Australia’s water footprint study shows agricultural exports cost more than they’re worth

Victoria University research found the country loses about 35,000 gigalitres of freshwater a year in ‘virtual water’.
Monday 19 October 2020

Victoria University research on Australia’s ‘water footprint’ has found the country loses about 35,000 gigalitres of freshwater a year in ‘virtual water’ embedded in its agricultural exports.

That amount is roughly the equivalent of all Australia’s stored reservoir water.

Dr Muhammad Tariq, one of the report’s researchers, said measuring a country’s water with the relatively new concept of water footprints, is important for developing well-informed national policy.

It is especially vital in Australia, the world’s driest populated continent, and its volatile water resources.

The study published recently in Applied Sciences, calculates water footprints for several of Australia’s water-intensive agricultural exports, including cotton, rice, sugar cane, and wine grapes.

The study derived a water footprint for each product by examining rainfall data, geographic features of growing regions, trade data, and most significantly, the cost of the total water to process a product until export – including packaging and shipping.

It suggests Australia has one of the highest negative balances of virtual water in a hidden trade imbalance, because the water footprint for agricultural exports is 20 times greater than total agricultural imports.

The study found about 65% of Australia’s agricultural products are exported for a relatively low economic benefit, when the cost of the water to produce them is factored in.

Despite agricultural exports accounting for about 60% of Australia’s total water consumption, and covering 58% the country's land mass, agricultural products are not among Australia’s top five exports.

The analysis found sheep meat, which uses minimal or low water to export, had the most efficient water footprint, and water-dependent rice, the worst.  

The study also showed the export of wine-production grapes yielded the highest economic value due to its relatively high selling price and low water consumption.

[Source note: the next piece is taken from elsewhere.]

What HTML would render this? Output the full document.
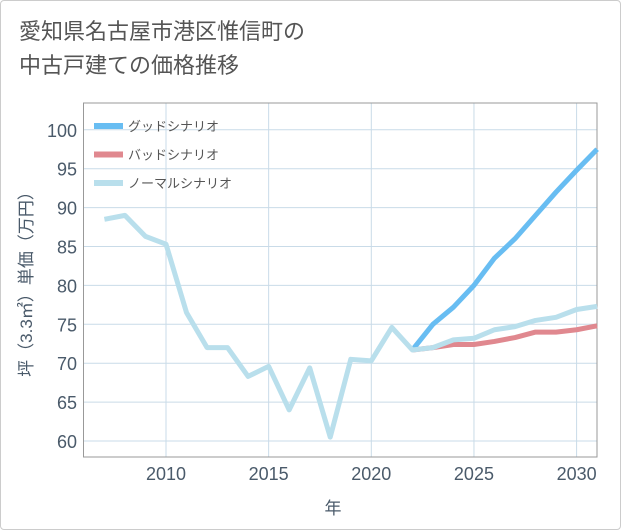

It suggested wine grapes could be produced in regions not yet producing the crop, in particular, the Northern Territory.

“The study clearly indicates a need for strategic consideration of Australia’s water value in exports, and an analysis of the highest-efficiency crops in the right regions,” he said.

It also recommends a vulnerability analysis of Australia’s water security and its virtual water trade to account for the indirect exports of huge volumes of freshwater every year from agricultural exports.

Further information

The study, 'Identification of Major Inefficient Water Consumption Areas Considering Water Consumption, Efficiencies, and Footprints in Australia', was published in Applied Sciences, a Q1 journal as ranked by Scimago.

Dr Muhammad Tariq is an Adjunct Associate Professor in Victoria University’s College of Sport, Health and Engineering.

The report was co-authored by Dr Nitin Muttil and two of Dr Tariq’s final-year Bachelor of Civil Engineering students, Riley Damnics and Zohreh Rajabi.